Political and Religious views

Although raised Jewish, Stern is a militant atheist. Stern and his staff often mock religion and the show is widely considered inappropriate for children, due to inappropriate content (both related to religion and not).

Stern's shows have also featured political commentary. Although Stern used to be a self-proclaimed libertarian, in recent years he has abandoned that philosophy and embraced liberal positions that are in direct opposition to libertarian ideology, such as government regulation of corporations, radical environmentalism, gun control, income redistribution through higher taxation, and government funding for abortion and embryonic stem cell research. He also considers Ralph Nader to be one of his heroes. He is also a supporter of Michael Moore and was very vocal in his endorsement of Moore's film "Fahrenheit 9/11" which was released in June of 2004. Moore was even a guest on Stern's show the week of the film's release and called into the show a day before the 2004 presidential election. Stern is now considered by many conservatives, libertarians, and moderates/centrists to represent the far-left of the political spectrum.

During a week vacation in February of 2004 he read Al Franken's anti-Bush book, Lies and the Lying Liars Who Tell Them: A Fair and Balanced Look at the Right. He told his listeners "If you read this book, you will never vote for George W. Bush. I think this guy is a religious fanatic and a Jesus freak, and he is just hell-bent on getting some sort of bizzaro agenda through -- like a country-club agenda -- so that his father will finally be proud of him ... I don't know much about Kerry, but I think I'm one of those 'Anybody but Bush' guys now. I don't think G.W. is going to win.
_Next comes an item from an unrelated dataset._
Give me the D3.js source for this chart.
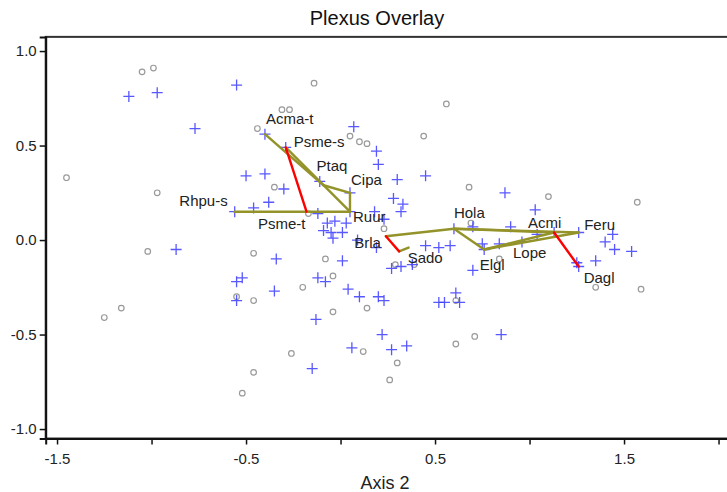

What do you think about that?"

On July 25, 2006 Stern launched into a tirade against Connecticut Senator Joe Lieberman. He attacked Lieberman's past support of indecency laws and his current support of the War on Terror [1]. In February of 2007, Stern announced on his radio show that he is supporting Hillary Clinton for president.

Trivia

  • Stern share the same birthday as Rush Limbaugh (January 12).
  • Stern is 6 ft 5 in (196 cm) in height.